Cijfers tellen, taal bepaalt
Hoe vaak is vaak? Als je iedere week drie keer een rondje hardloopt, is dat dan vaak? Voor een recreant misschien wel, voor een marathonloper is het kinderspel. En hoe zit het met andere aanduidingen van groottes? Als je elke dag een glas wijn drinkt, is dat veel? Woorden die een hoeveelheid suggereren, zijn zelden precies. In het dagelijks leven is dat niet iets om van wakker te liggen, maar in media, beleid en politiek doet die rek iets met de werkelijkheid.

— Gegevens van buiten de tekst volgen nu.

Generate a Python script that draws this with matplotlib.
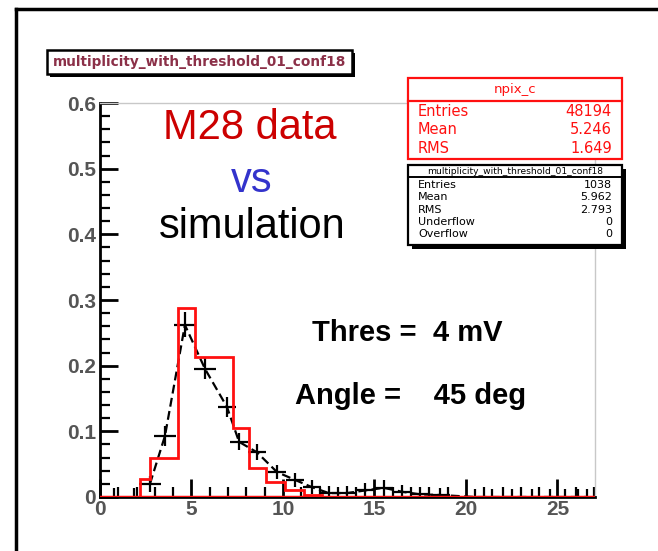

Onderzoekers bij het Centraal Planbureau kennen deze ongemakkelijke waarheid maar al te goed. Taal is immers niet neutraal, hoe neutraal je hem ook probeert te gebruiken. Taal is als een elastiekje. De een rekt het zover mogelijk uit, de ander is tevreden met de huidige grootte of probeert ‘m zo klein mogelijk te maken. De media kwantificeren graag met taal wat eigenlijk niet in woorden is te vangen, schreef ik eerder in een column. En ook in Den Haag is taal rekbaar.
Occasions op voorraad
Ik moest terugdenken aan onderzoek uit 2020 van hoogleraar wetenschapscommunicatie en Academic Partner van het CPB, Ionica Smeets. Zij onderzocht samen met twee statistici hoe mensen kanswoorden interpreteren, zoals het woord ‘altijd’. Het blijkt dat mensen bij een zin als ‘dit plan lukt altijd’ die kans gemiddeld schatten op zo’n 96 procent. Er zijn zelfs mensen die het op 81 procent houden. Smeets schreef er in een column bij: ‘Misschien is dat dezelfde categorie mensen die op een reclamebord pocht met ‘altijd 50 occasions op voorraad’, terwijl dat in de praktijk hooguit ‘meestal’ is’.